■ **SOURCE EXCERPT**:
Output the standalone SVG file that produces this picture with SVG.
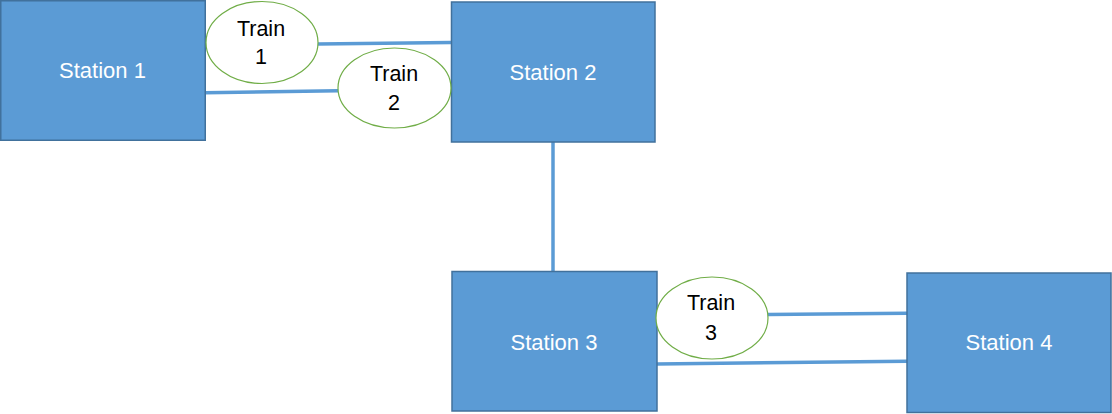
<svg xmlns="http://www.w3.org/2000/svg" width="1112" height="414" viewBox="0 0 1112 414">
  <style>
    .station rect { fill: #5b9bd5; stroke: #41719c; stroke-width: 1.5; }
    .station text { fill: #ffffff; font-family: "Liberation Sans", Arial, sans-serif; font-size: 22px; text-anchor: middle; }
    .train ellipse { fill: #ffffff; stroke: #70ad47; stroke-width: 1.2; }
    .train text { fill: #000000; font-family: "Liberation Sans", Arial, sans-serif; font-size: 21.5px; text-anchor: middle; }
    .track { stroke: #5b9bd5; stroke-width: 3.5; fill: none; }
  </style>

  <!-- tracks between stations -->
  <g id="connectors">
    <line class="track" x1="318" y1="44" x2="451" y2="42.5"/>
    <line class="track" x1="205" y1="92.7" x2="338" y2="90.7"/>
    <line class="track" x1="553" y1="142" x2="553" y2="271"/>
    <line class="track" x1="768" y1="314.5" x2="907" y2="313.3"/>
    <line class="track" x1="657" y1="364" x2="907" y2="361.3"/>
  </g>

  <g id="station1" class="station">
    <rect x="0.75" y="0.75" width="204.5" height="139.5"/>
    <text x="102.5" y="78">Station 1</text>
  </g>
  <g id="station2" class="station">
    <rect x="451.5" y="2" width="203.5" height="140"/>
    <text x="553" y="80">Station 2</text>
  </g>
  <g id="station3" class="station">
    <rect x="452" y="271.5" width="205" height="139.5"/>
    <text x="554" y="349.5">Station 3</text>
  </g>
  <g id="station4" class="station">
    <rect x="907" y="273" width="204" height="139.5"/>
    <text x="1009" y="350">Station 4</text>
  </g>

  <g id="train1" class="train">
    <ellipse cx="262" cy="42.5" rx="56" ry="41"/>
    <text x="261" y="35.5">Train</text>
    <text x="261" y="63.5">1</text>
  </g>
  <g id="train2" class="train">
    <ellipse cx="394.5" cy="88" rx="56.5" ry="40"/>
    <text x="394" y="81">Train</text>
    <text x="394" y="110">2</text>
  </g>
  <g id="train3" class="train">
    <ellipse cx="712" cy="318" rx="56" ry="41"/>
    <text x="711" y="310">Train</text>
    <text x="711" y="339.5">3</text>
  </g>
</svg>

■ **JOB**:
Make an exact copy of the data above, pictures excluded.

■ **ANSWER TO THE PROBLEM**:
Output the standalone SVG file that produces this picture with SVG.
<svg xmlns="http://www.w3.org/2000/svg" width="1112" height="414" viewBox="0 0 1112 414">
  <style>
    .station rect { fill: #5b9bd5; stroke: #41719c; stroke-width: 1.5; }
    .station text { fill: #ffffff; font-family: "Liberation Sans", Arial, sans-serif; font-size: 22px; text-anchor: middle; }
    .train ellipse { fill: #ffffff; stroke: #70ad47; stroke-width: 1.2; }
    .train text { fill: #000000; font-family: "Liberation Sans", Arial, sans-serif; font-size: 21.5px; text-anchor: middle; }
    .track { stroke: #5b9bd5; stroke-width: 3.5; fill: none; }
  </style>

  <!-- tracks between stations -->
  <g id="connectors">
    <line class="track" x1="318" y1="44" x2="451" y2="42.5"/>
    <line class="track" x1="205" y1="92.7" x2="338" y2="90.7"/>
    <line class="track" x1="553" y1="142" x2="553" y2="271"/>
    <line class="track" x1="768" y1="314.5" x2="907" y2="313.3"/>
    <line class="track" x1="657" y1="364" x2="907" y2="361.3"/>
  </g>

  <g id="station1" class="station">
    <rect x="0.75" y="0.75" width="204.5" height="139.5"/>
    <text x="102.5" y="78">Station 1</text>
  </g>
  <g id="station2" class="station">
    <rect x="451.5" y="2" width="203.5" height="140"/>
    <text x="553" y="80">Station 2</text>
  </g>
  <g id="station3" class="station">
    <rect x="452" y="271.5" width="205" height="139.5"/>
    <text x="554" y="349.5">Station 3</text>
  </g>
  <g id="station4" class="station">
    <rect x="907" y="273" width="204" height="139.5"/>
    <text x="1009" y="350">Station 4</text>
  </g>

  <g id="train1" class="train">
    <ellipse cx="262" cy="42.5" rx="56" ry="41"/>
    <text x="261" y="35.5">Train</text>
    <text x="261" y="63.5">1</text>
  </g>
  <g id="train2" class="train">
    <ellipse cx="394.5" cy="88" rx="56.5" ry="40"/>
    <text x="394" y="81">Train</text>
    <text x="394" y="110">2</text>
  </g>
  <g id="train3" class="train">
    <ellipse cx="712" cy="318" rx="56" ry="41"/>
    <text x="711" y="310">Train</text>
    <text x="711" y="339.5">3</text>
  </g>
</svg>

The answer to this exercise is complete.